Think. None of this makes sense. Entertainment value – low. Physical enjoyment – lower. Novelty – I am not a Victorian. What am I getting from this? “It’s great this, isn’t it?“. No it isn’t. It’s just another of those mass delusions that strikes humans in the way that it doesn’t actually with lemmings. Lemmings are quite smart. When it’s too hot, they are probably underground, or in a museum.

So, I don’t go in the sea. I don’t try to tan. I find a chair or bed, remain largely fully clothed and cower in the shade. I play music very loud and watch with disdain as the hundreds of people around me slowly broil themselves. I’ve read Camus. I know what can happen. I stay frosty.

People watching can be entertaining but when it so entirely reveals the crass stupidity of your species then it wears off quickly. Bald headed blokes with EDL tattoos try desperately to make their skin darker. People dress according to their self-image and not the mirror variety. Parents sleep while their children burn, fiddling with broken glass and cigarette ends. All that the red tops try to inform you about breasts turns out to be a shabby lie hidden within shabby morals. And still the sand collects. In your shoes, hair, bag, ears. Everywhere. Like rice at a Rocky Horror Show, it fills every available space grinding and chaffing. Abrasion. Choking.

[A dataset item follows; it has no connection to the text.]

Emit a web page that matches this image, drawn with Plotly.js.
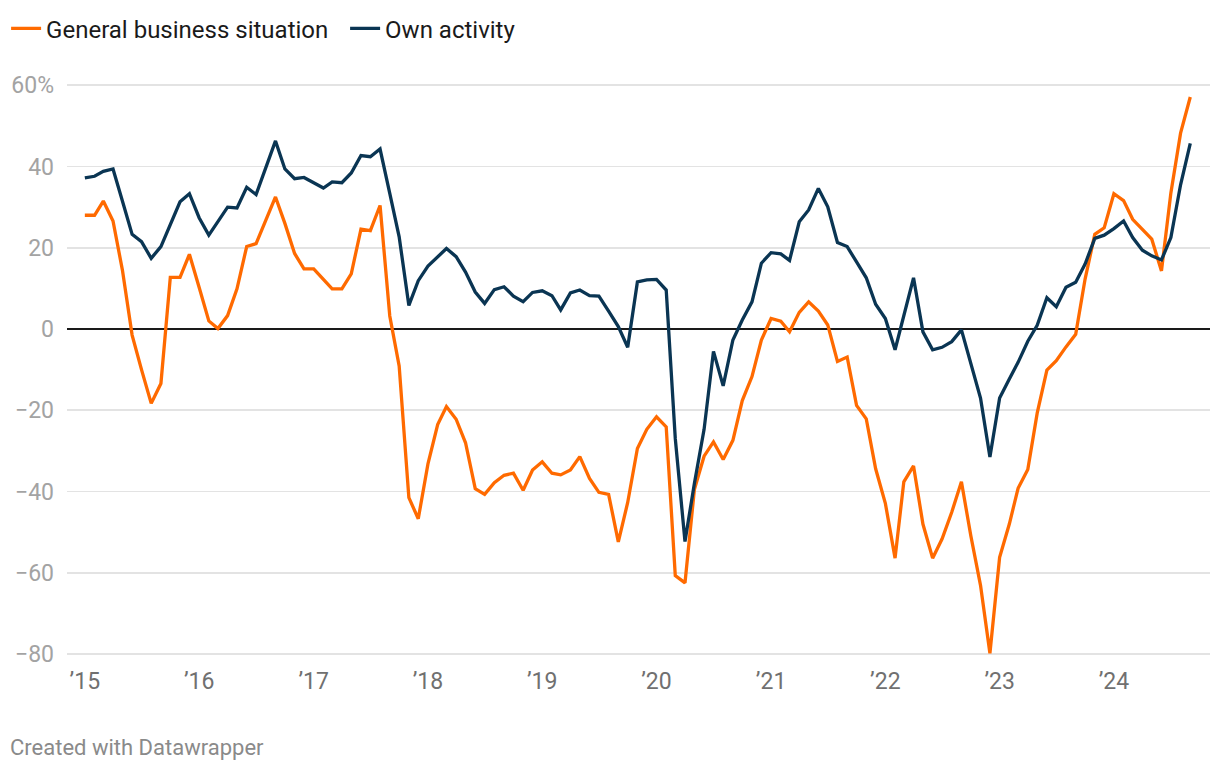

Hours pass. Sweat glistens on sandy crackling skin. I pack up. I empty sand from things only for it to reform like a liquid metal terminator. We shake it from towels into each other’s windswept faces. I rinse my feet under a tap but can’t get them properly clean until I evolve a special third foot to support me as I clean the other two. Every time I put a foot back down it collects more sand but now it’s wet again, soggy, clinging, sand.

The pain from a few uncovered areas foretells a restless, tortured night ahead. I crunch home on the crushed stone of millennia. It’s in my socks now. Thanks Queen Victoria. Thanks Industrial Revolution.

That was great, wasn’t it?

No, no it wasn’t. Beaches are rubbish.